What if, instead of viewing this sale as a sign of weakness, we see it as the rational operation of a leveraged fund? Strategy is, after all, a closed-end Bitcoin fund disguised as an operating company. Its business model is to borrow cheap (equity and convertible bonds at low coupons during bull years) and buy Bitcoin. Selling a small part to cover dividend expenses is simply the cost of doing business. From that perspective, the sale is actually a prudent treasury management decision—better to sell a tiny fraction than to risk default on the preferred stock.
But this is where the ethical governance lens comes in. The preferred stock was marketed to yield-hungry institutional investors as a safe way to get Bitcoin exposure with a floor (the dividend). Those investors are now receiving their yield from the very asset they sought to accumulate indirectly. The circularity is almost ironic. The true cost of this leverage is borne by the common shareholders—both the MSTR equity holders and, indirectly, all Bitcoin holders, because one of the largest single wallets has demonstrated that it will sell when the price is not rising fast enough to cover its bills.
Takeaway: The Tax on Impatience Wins Again
Volatility is the tax on impatience—and impatience, in this case, is the demand for a 8.5% preferred yield in a world where Bitcoin’s average annual volatility is 60%. The risk premium was mispriced.

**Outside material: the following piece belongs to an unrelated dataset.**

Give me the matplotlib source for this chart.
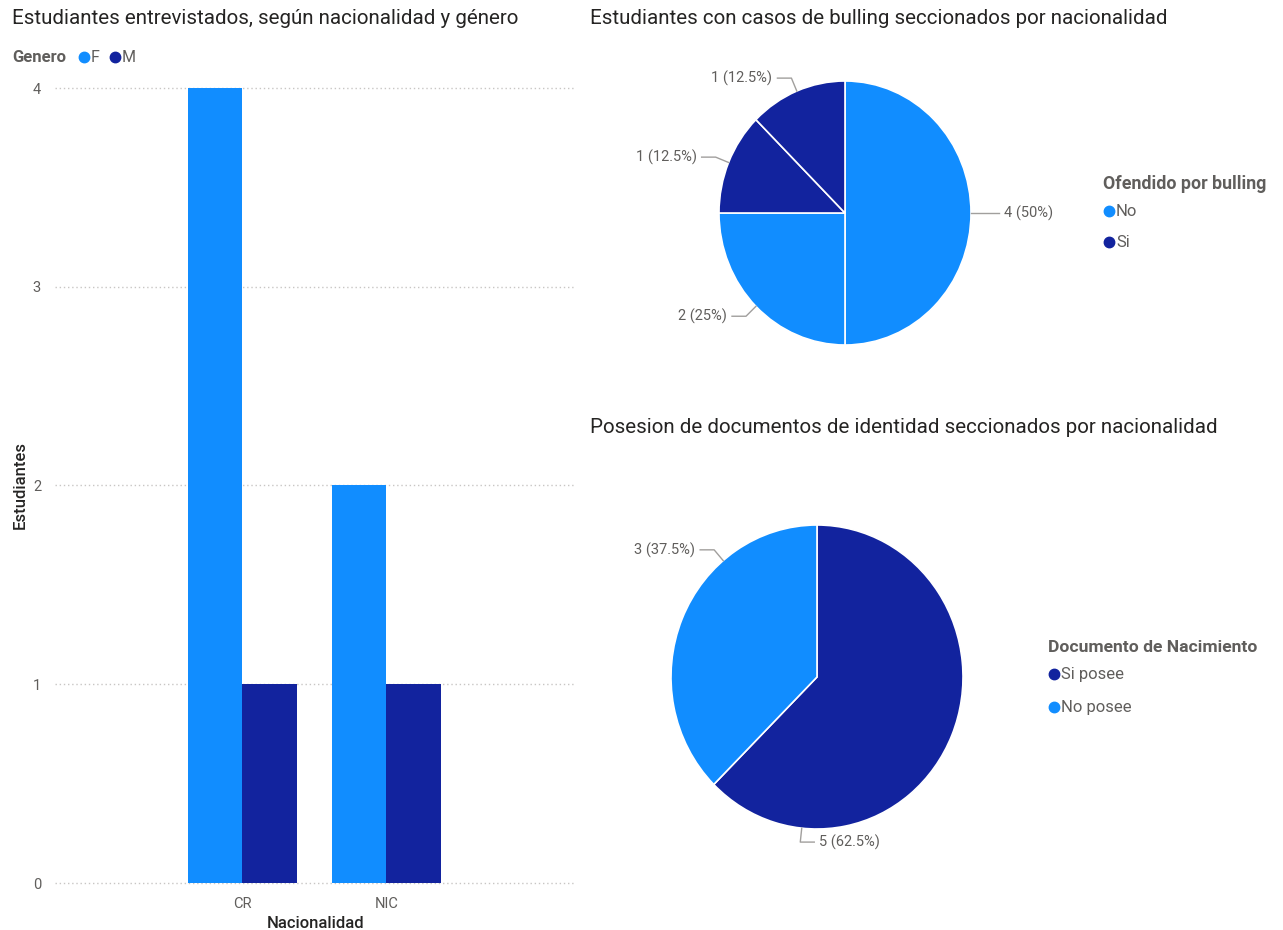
import numpy as np
import matplotlib
matplotlib.use('Agg')
import matplotlib.pyplot as plt
from matplotlib.lines import Line2D

# datos
nacionalidad = ['CR', 'NIC']
f_vals = [4, 2]
m_vals = [1, 1]
y_ticks = [0, 1, 2, 3, 4]

bull_vals = [4, 2, 1, 1]
bull_cat = ['No', 'No', 'Si', 'Si']
bull_legend = ['No', 'Si']

doc_labels = ['Si posee', 'No posee']
doc_vals = [5, 3]

LIGHT = '#118DFF'
DARK = '#12239E'
TITLE_C = '#252423'
GRAY = '#605E5C'
GRID = '#C8C6C4'

plt.rcParams['font.family'] = ['Roboto', 'DejaVu Sans']

W, H = 1283, 930
fig = plt.figure(figsize=(W / 100, H / 100), dpi=100)
fig.patch.set_facecolor('white')

def fx(px):
    return px / W

def fy(py):
    return 1 - py / H

# ---- barras
ax = fig.add_axes([fx(55), fy(883), fx(575) - fx(55), fy(88) - fy(883)])
x = np.arange(len(nacionalidad))
bw = 0.38
ax.bar(x - bw / 2, f_vals, bw, color=LIGHT, zorder=3)
ax.bar(x + bw / 2, m_vals, bw, color=DARK, zorder=3)
ax.set_xlim(-1.30, 2.31)
ax.set_ylim(0, 4)
ax.set_yticks(y_ticks)
ax.set_xticks(x)
ax.set_xticklabels(nacionalidad)
for yv in y_ticks:
    ax.axhline(yv, color=GRID, lw=1, ls=(0, (1, 2)), zorder=1, clip_on=False)
for s in ax.spines.values():
    s.set_visible(False)
ax.tick_params(length=0, colors=GRAY, labelsize=10.5)
ax.tick_params(axis='y', pad=10)
ax.tick_params(axis='x', pad=10)
fig.text(fx(20), fy(485), 'Estudiantes', fontsize=12, color=TITLE_C, fontweight='medium',
         rotation=90, ha='center', va='center')
fig.text(fx(316), fy(923), 'Nacionalidad', fontsize=12, color=TITLE_C, fontweight='medium',
         ha='center', va='center')

fig.text(fx(12), fy(18), 'Estudiantes entrevistados, según nacionalidad y género',
         fontsize=14.8, color=TITLE_C, va='center', ha='left')

def legend_item(xp, yp, color, label, size=12):
    fig.add_artist(Line2D([fx(xp)], [fy(yp)], marker='o', ms=7.5, color=color,
                          transform=fig.transFigure, ls='none'))
    fig.text(fx(xp + 7), fy(yp), label, fontsize=size, color=GRAY, va='center', ha='left')

fig.text(fx(12), fy(57), 'Genero', fontsize=12, color=GRAY, fontweight='bold', va='center')
legend_item(84, 57, LIGHT, 'F', 11.5)
legend_item(115, 57, DARK, 'M', 11.5)

# ---- pies
def pie_labels(ax, wedges, vals, angles, sides):
    total = sum(vals)
    inv = ax.transData.inverted()
    for w, v, a, side in zip(wedges, vals, angles, sides):
        r = np.deg2rad(a)
        d = np.array([np.cos(r), np.sin(r)])
        p0 = ax.transData.transform(d * 1.0)
        p1 = p0 + 14 * d
        p2 = p1 + np.array([side * 14, 0])
        pt = p2 + np.array([side * 5, 0])
        pts = inv.transform(np.array([p0, p1, p2]))
        ax.plot(pts[:, 0], pts[:, 1], color='#A19F9D', lw=1, clip_on=False)
        tx, ty = inv.transform(pt)
        ax.text(tx, ty, '%d (%g%%)' % (v, 100 * v / total), fontsize=10.5, color=GRAY,
                ha='left' if side > 0 else 'right', va='center', clip_on=False)

def make_pie(cx, cy, rx, ry, vals, colors):
    a = fig.add_axes([fx(cx - 1.25 * rx), fy(cy + 1.25 * ry), 2.5 * rx / W, 2.5 * ry / H])
    wedges, _ = a.pie(vals, colors=colors, startangle=90, counterclock=False,
                      wedgeprops=dict(edgecolor='white', linewidth=1.2))
    a.set_aspect('auto')
    a.set_xlim(-1.25, 1.25)
    a.set_ylim(-1.25, 1.25)
    a.axis('off')
    return a, wedges

bull_colors = [LIGHT if c == 'No' else DARK for c in bull_cat]
ax1, w1 = make_pie(845, 213, 126, 132, bull_vals, bull_colors)
mid1 = [(w.theta1 + w.theta2) / 2 for w in w1]
pie_labels(ax1, w1, bull_vals, mid1, [1 if np.cos(np.deg2rad(m)) > 0 else -1 for m in mid1])

fig.text(fx(590), fy(18), 'Estudiantes con casos de bulling seccionados por nacionalidad',
         fontsize=14.8, color=TITLE_C, va='center', ha='left')
fig.text(fx(1103), fy(184), 'Ofendido por bulling', fontsize=12.8, color=GRAY,
         fontweight='bold', va='center')
legend_item(1109, 211, LIGHT, bull_legend[0])
legend_item(1109, 242, DARK, bull_legend[1])

ax2, w2 = make_pie(817, 677, 146, 152, doc_vals, [DARK, LIGHT])
pie_labels(ax2, w2, doc_vals, [-96, 130], [1, -1])

fig.text(fx(590), fy(427), 'Posesion de documentos de identidad seccionados por nacionalidad',
         fontsize=14.8, color=TITLE_C, va='center', ha='left')
fig.text(fx(1048), fy(647), 'Documento de Nacimiento', fontsize=12.6, color=GRAY,
         fontweight='bold', va='center')
legend_item(1054, 674, DARK, doc_labels[0])
legend_item(1054, 707, LIGHT, doc_labels[1])

fig.savefig('out.png', dpi=100, facecolor='white')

Now the market is adjusting.
For the individual investor holding Bitcoin in self-custody, the lesson is stark: corporate holding vows are paper promises. The only Bitcoin you truly control is the one in your own wallet. The tide of liquidity will flow back and forth, but the great unwinding of leveraged positions has only begun.

We must ask: After the next price shock, how many more Saylor-sized sell orders will we see? And who will be left holding the bags when the music stops?
Follow the money, not the noise. The $216 million was the noise. The money is the $450 million annual dividend obligation, and the 843,000 Bitcoin sitting on a balance sheet that has now shown its hand.